This week brings us the release of six monthly or quarterly economic reports in addition to a couple of Treasury auctions that have the potential to influence rates. None of the events are considered to be extremely important or possible market movers. However, several of the reports do carry enough significance to cause a noticeable change in rates. The week starts off light with nothing of importance scheduled for tomorrow, the only day of the week that doesn’t have something to watch.
February's Consumer Confidence Index (CCI) will be posted late Tuesday morning. This Conference Board index measures consumer confidence in their personal financial situations, giving us a measurement of consumer willingness to spend. If consumers are feeling good about their own financial and employment situations, they are more apt to make large purchases in the near future. Since consumer spending makes up over two-thirds of the economy, related data is considered important in terms of gauging economic growth. It is expected to show an increase in confidence from the 131.6 reading in January to 132.0 this month. A lower reading would be considered good news for bonds and mortgage rates since it would indicate consumers are less likely to make a large purchase in the near future than many had thought.

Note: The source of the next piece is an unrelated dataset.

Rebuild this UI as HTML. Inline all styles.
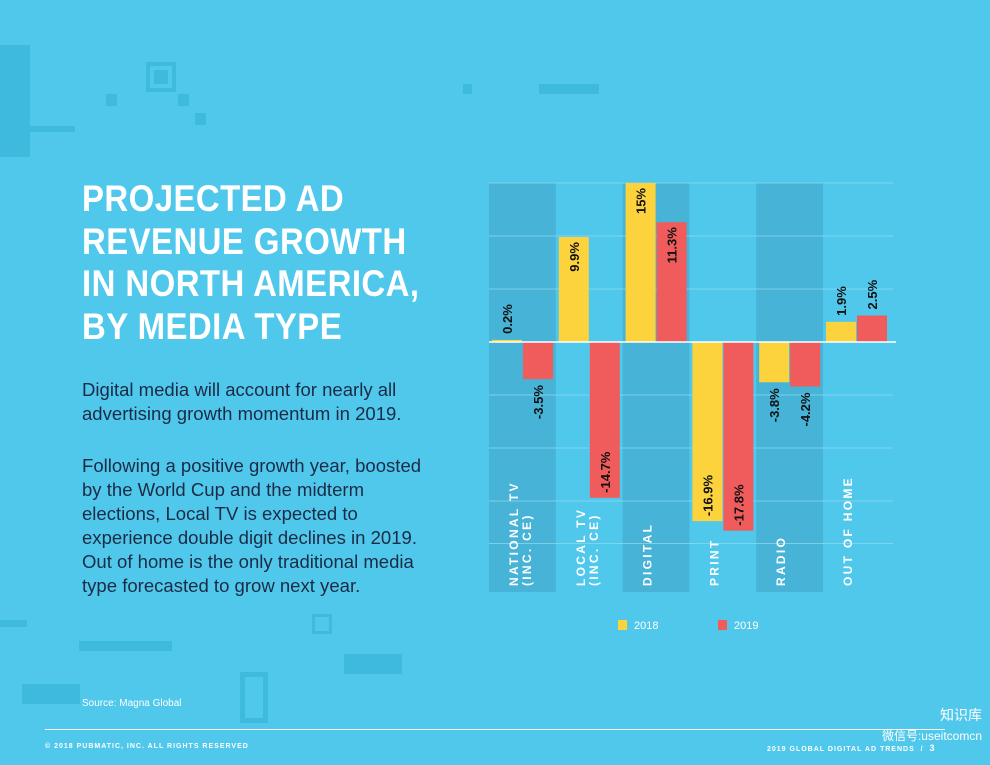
<!DOCTYPE html>
<html><head><meta charset="utf-8">
<style>
body{margin:0;width:990px;height:765px;overflow:hidden;background:#50c8ec;font-family:"Liberation Sans",sans-serif;position:relative}
.d{position:absolute;background:#3dbadd}
#title{position:absolute;left:82px;top:178px;color:#fff;font-weight:bold;font-size:37px;line-height:42.5px;letter-spacing:0.5px;transform:scaleX(0.89);transform-origin:left top;margin:0;white-space:nowrap}
.body{position:absolute;left:82px;color:#1b2b45;font-size:18px;line-height:24px;white-space:nowrap;transform:scaleX(1.03);transform-origin:left top}
</style></head><body>
<div class="d" style="left:0;top:45px;width:30px;height:112px"></div>
<div class="d" style="left:146px;top:62px;width:30px;height:30px;background:none;border:4px solid #3dbadd;box-sizing:border-box"></div>
<div class="d" style="left:154px;top:70px;width:14px;height:14px"></div>
<div class="d" style="left:30px;top:126px;width:45px;height:6px"></div>
<div class="d" style="left:106px;top:94px;width:11px;height:12px"></div>
<div class="d" style="left:178px;top:94px;width:11px;height:12px"></div>
<div class="d" style="left:195px;top:113px;width:11px;height:12px"></div>
<div class="d" style="left:463px;top:84px;width:9px;height:10px"></div>
<div class="d" style="left:539px;top:84px;width:60px;height:10px"></div>
<div class="d" style="left:0;top:620px;width:27px;height:7px"></div>
<div class="d" style="left:79px;top:641px;width:93px;height:10px"></div>
<div class="d" style="left:22px;top:684px;width:58px;height:20px"></div>
<div class="d" style="left:240px;top:672px;width:28px;height:51px;background:none;border:5px solid #3dbadd;box-sizing:border-box"></div>
<div class="d" style="left:344px;top:654px;width:58px;height:20px"></div>
<div class="d" style="left:312px;top:614px;width:20px;height:20px;background:none;border:3px solid #3dbadd;box-sizing:border-box"></div>

<h1 id="title">PROJECTED AD<br>REVENUE GROWTH<br>IN NORTH AMERICA,<br>BY MEDIA TYPE</h1>
<div class="body" style="top:378px">Digital media will account for nearly all<br>advertising growth momentum in 2019.</div>
<div class="body" style="top:454px">Following a positive growth year, boosted<br>by the World Cup and the midterm<br>elections, Local TV is expected to<br>experience double digit declines in 2019.<br>Out of home is the only traditional media<br>type forecasted to grow next year.</div>

<svg id="chart" style="position:absolute;left:0;top:0" width="990" height="765"></svg>

<div style="position:absolute;left:82px;top:698px;color:#fff;font-size:10px">Source: Magna Global</div>
<div style="position:absolute;left:45px;top:729px;width:900px;height:1px;background:#fff"></div>
<div style="position:absolute;left:45px;top:743px;color:#fff;font-size:7px;font-weight:bold;letter-spacing:1px">© 2018 PUBMATIC, INC. ALL RIGHTS RESERVED</div>
<div style="position:absolute;left:767px;top:743px;color:#fff;font-size:7px;font-weight:bold;letter-spacing:1px">2019 GLOBAL DIGITAL AD TRENDS &nbsp;/ &nbsp;<span style="font-size:9px">3</span></div>
<div style="position:absolute;left:876px;top:705px;color:#fff;font-size:14px;font-family:'Liberation Sans','Noto Sans CJK SC',sans-serif;text-align:right;width:106px;line-height:20px">知识库<br><span style="font-size:12px">微信号:useitcomcn</span></div>

<script>
const categories=["NATIONAL TV|(INC. CE)","LOCAL TV|(INC. CE)","DIGITAL","PRINT","RADIO","OUT OF HOME"];
const values2018=[0.2,9.9,15,-16.9,-3.8,1.9];
const values2019=[-3.5,-14.7,11.3,-17.8,-4.2,2.5];
const labels2018=["0.2%","9.9%","15%","-16.9%","-3.8%","1.9%"];
const labels2019=["-3.5%","-14.7%","11.3%","-17.8%","-4.2%","2.5%"];
const gridTicks=[15,10,5,0,-5,-10,-15,-19];
const svg=document.getElementById('chart');const NS='http://www.w3.org/2000/svg';
const x0=489,colW=66.8,zeroY=342,pxPer=10.6;
const y=v=>zeroY-v*pxPer;
function mk(t,a){const e=document.createElementNS(NS,t);for(const k in a)e.setAttribute(k,a[k]);svg.appendChild(e);return e;}
categories.forEach((c,i)=>{if(i%2===0){const r=mk('rect',{x:x0+i*colW,y:183,width:colW,height:409,fill:'#46b3d7'});

}});
gridTicks.forEach(t=>{const l=mk('line',{x1:x0,x2:893,y1:y(t),y2:y(t),stroke:'#8fd8ef','stroke-width':0.7});

});
categories.forEach((c,i)=>{
 const cx=x0+i*colW;
 [[values2018[i],labels2018[i],'#fdd33d',cx+3],[values2019[i],labels2019[i],'#f05c5c',cx+34]].forEach(([v,lab,col,bx],j)=>{
  const top=Math.min(y(v),zeroY),h=Math.abs(y(v)-zeroY);
  const r=mk('rect',{x:bx,y:top,width:30,height:Math.max(h,1),fill:col});
  
  
  const inside=h>60;
  const tx=bx+15+5;
  let ty,anchor;
  if(v>=0){ if(inside){ty=y(v)+5;anchor='end';} else {ty=y(v)-6;anchor='start';} }
  else { if(inside){ty=y(v)-5;anchor='start';} else {ty=y(v)+6;anchor='end';} }
  const t=mk('text',{x:tx,y:ty,fill:'#111','font-size':13,'font-weight':'bold','text-anchor':anchor,transform:`rotate(-90 ${tx} ${ty})`});
  t.textContent=lab;
  
  
 });
 const parts=c.split('|');
 parts.forEach((p,k)=>{const lx=cx+29+k*13,ly=586;
  const t=mk('text',{x:lx,y:ly,fill:'#fff','font-size':12,'font-weight':'bold','letter-spacing':2.3,transform:`rotate(-90 ${lx} ${ly})`});
  t.textContent=p;
  
  });
});
const ax=mk('line',{x1:x0,x2:896,y1:zeroY,y2:zeroY,stroke:'#fff','stroke-width':1.5});


[['2018','#fdd33d',618],['2019','#f05c5c',718]].forEach(([n,c,lx])=>{
 const r=mk('rect',{x:lx,y:620,width:9,height:10,fill:c});
 
 
 const t=mk('text',{x:lx+16,y:629,fill:'#fff','font-size':11});t.textContent=n;
 
 
});
</script>
</body></html>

Wednesday has a morning and afternoon event to watch. The first is January's New Home Sales report at 10:00 AM ET. This is the least important report of the week and is the sister report to last week's Existing Home Sales data. It also measures housing sector strength and mortgage credit demand, but usually does not have a significant impact on bond trading or mortgage rates unless it shows a significant surprise because it covers such a small part of all home sales. Wednesday's report is expected to show an increase in sales of newly constructed homes, hinting at strength in the new home portion of the housing sector. The smaller the number of sales, the better the news it is for bonds and mortgage rates.
In addition to this week's few economic reports, there are two relatively important Treasury auctions that may also influence bond trading enough to affect mortgage rates. There will be an auction of 5-year Notes Wednesday and 7-year Notes on Thursday. Neither of these sales will directly impact mortgage pricing, but they can influence general bond market sentiment. If the sales go poorly, we could see broader selling in the bond market that leads to upward revisions to mortgage rates. However, strong sales usually make bonds attractive to investors and bring more funds into the bond market. The buying of bonds that follows often translates into lower mortgage rates. Results of the sales will be posted at 1:00 PM ET auction day, so look for any reaction to come during afternoon hours.

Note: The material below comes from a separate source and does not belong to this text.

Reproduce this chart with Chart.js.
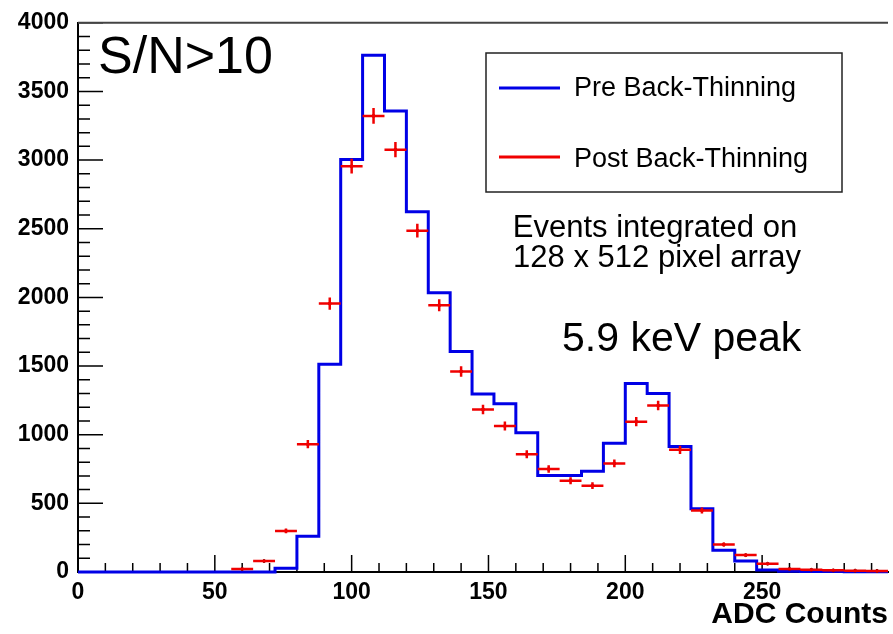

January's Durable Goods Orders data early Thursday morning will give us an important measurement of manufacturing sector strength by tracking orders at U.S. factories for items expected to last three or more years. Products such as electronics, refrigerators, airplanes and autos are examples of these big-ticket items. Analysts are expecting to see a 1.0% decline in new orders, hinting at manufacturing sector growth. It is worth noting that this data is known to be quite volatile from month to month, so large swings are common and won’t have as much of an impact as it would in many other reports.
Also early Thursday morning will be the first revision to the 4th Quarter Gross Domestic Product (GDP) reading. The GDP is considered to be the benchmark indicator of economic growth that comes in a preliminary version followed by two revisions one month apart. This is the second version of last quarter and is expected to be unchanged from the initial 2.1% annual rate of growth. Because bonds are more attractive to investors during times of economic weakness, the bond market and mortgage rates should improve if there is a noticeable downward revision.

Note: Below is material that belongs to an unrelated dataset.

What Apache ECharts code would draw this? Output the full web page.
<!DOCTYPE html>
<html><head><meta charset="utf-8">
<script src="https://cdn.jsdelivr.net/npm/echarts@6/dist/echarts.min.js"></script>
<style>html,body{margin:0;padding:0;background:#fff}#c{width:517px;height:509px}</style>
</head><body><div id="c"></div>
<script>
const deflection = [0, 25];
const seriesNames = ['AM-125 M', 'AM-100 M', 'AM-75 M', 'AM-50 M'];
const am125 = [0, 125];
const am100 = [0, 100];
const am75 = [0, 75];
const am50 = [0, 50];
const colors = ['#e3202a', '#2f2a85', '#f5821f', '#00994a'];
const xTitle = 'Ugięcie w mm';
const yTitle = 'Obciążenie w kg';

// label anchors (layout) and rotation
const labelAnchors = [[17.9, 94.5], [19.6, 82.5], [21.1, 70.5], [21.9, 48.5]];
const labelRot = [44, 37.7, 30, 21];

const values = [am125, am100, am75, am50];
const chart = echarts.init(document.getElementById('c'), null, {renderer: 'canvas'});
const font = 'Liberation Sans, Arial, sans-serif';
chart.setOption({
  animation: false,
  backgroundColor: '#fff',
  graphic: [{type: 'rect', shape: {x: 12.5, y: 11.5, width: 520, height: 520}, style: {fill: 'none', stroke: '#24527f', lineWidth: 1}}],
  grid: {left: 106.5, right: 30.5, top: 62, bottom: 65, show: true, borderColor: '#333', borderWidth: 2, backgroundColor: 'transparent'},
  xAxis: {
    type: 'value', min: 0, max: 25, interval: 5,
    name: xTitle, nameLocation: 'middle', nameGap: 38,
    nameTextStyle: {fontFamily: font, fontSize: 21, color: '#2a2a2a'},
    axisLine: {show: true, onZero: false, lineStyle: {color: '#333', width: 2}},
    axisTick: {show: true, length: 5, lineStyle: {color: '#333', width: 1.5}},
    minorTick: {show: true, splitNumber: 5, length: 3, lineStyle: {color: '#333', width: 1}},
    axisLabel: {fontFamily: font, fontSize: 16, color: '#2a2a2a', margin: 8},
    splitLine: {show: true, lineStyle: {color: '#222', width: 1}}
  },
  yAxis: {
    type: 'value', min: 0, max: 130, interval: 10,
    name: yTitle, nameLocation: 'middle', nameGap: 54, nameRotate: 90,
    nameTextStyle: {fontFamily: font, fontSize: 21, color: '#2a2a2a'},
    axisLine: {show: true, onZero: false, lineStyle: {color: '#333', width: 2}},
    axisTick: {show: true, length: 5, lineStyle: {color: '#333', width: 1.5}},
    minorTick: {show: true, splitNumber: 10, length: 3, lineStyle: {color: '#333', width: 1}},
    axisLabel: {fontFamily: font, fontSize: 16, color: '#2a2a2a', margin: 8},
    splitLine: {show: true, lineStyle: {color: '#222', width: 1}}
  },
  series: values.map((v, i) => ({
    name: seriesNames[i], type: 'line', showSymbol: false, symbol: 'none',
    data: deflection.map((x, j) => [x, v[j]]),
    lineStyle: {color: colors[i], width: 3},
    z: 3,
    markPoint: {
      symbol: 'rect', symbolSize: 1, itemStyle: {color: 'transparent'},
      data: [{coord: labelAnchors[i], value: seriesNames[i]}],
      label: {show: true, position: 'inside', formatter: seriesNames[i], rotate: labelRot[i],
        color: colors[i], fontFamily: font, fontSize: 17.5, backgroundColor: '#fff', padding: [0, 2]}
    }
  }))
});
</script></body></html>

Friday has the final two relevant economic reports, starting with January’s Personal Income and Outlays report at 8:30 AM ET. This data gives us an indication of consumer ability to spend and current spending habits. Current forecasts call for an increase in income of 0.4% while spending is expected to risen 0.3%. Lower levels of income mean consumers have less money to spend. And weaker levels of consumer spending help limit overall economic growth, making long-term securities such as mortgage-related bonds more attractive to investors. It also contains a key inflation reading that the Fed relies on during their FOMC meetings. Therefore, the weaker the readings, the better the news it would be for mortgage rates.
The University of Michigan's revision to their Index of Consumer Sentiment for February will close out the week's calendar late Friday morning. Forecasts show this index nearly unchanged from its preliminary estimate of 100.9 that was posted two weeks ago. It is fairly important because it helps us measure consumer confidence that translates into consumer willingness to spend but is not considered to be a major market mover.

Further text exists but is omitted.